Metro Micro
- Parent: Los Angeles Metro
- Founded: 2020
- Locale: Los Angeles County, California
- Service area: Multiple defined service zones
- Service type: On-demand microtransit
- Fleet: Small vans and shuttles
- Operator: Metro (LACMTA)
- Website: micro.metro.net

= Metro Micro =

On-demand microtransit service operated by LA Metro

Metro Micro is an on-demand shared‐ride microtransit service operated by the Los Angeles Metro across multiple zones in Los Angeles County, California. The service was launched in 2020 as a pilot project to serve “first/last mile” trips and provide mobility in areas where conventional bus routes are less frequent or efficient.

== Service and Zones ==
Metro Micro serves eight primary zones, including Watts/Compton; LAX/Inglewood; El Monte; North Hollywood/Burbank; Highland Park/Eagle Rock/Glendale; Altadena/Pasadena/Sierra Madre; Northwest San Fernando Valley; and UCLA/Westwood/VA Medical Center.

== History ==

In 2019 Metro launched a pilot called the Mobility on Demand (MOD) program in partnership with the ride-share provider Via Transportation. That pilot operated in zones including North Hollywood, El Monte and Compton, and was funded in part by a grant from the Federal Transit Administration.
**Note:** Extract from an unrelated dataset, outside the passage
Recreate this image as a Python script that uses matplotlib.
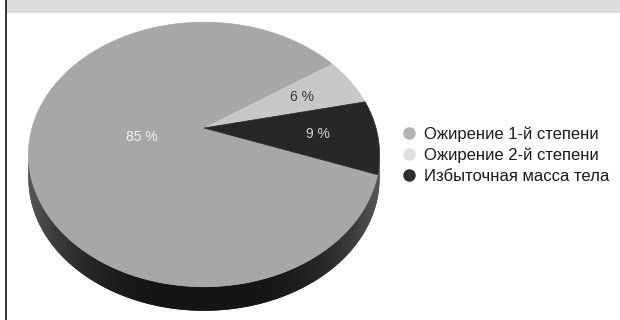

The first service zones of Metro Micro launched on December 14, 2020, in the Watts/Willowbrook and LAX/Inglewood service areas. The service operated using Metro-managed small vans, via app or call-in booking, and used the introductory US $1 fare in each zone for the first six months. In January 2021 Metro announced expansion of Metro Micro to three additional zones: Compton/Artesia, El Monte, and North Hollywood/Burbank. In June 2021 Metro Micro added zones in Highland Park/Eagle Rock/Glendale and Altadena/Pasadena/Sierra Madre.

== Reception ==

As of August 2026, the Metro Micro app had over 1100 reviews and a 4.7-star rating.

The program faced significant criticism regarding its cost-effectiveness, ridership levels, and long-term sustainability. According to Metro board reports, systemwide weekday ridership in mid-2024 averaged about 2,305 rides per day, less than half of Metro’s internal target of 5,090 daily rides.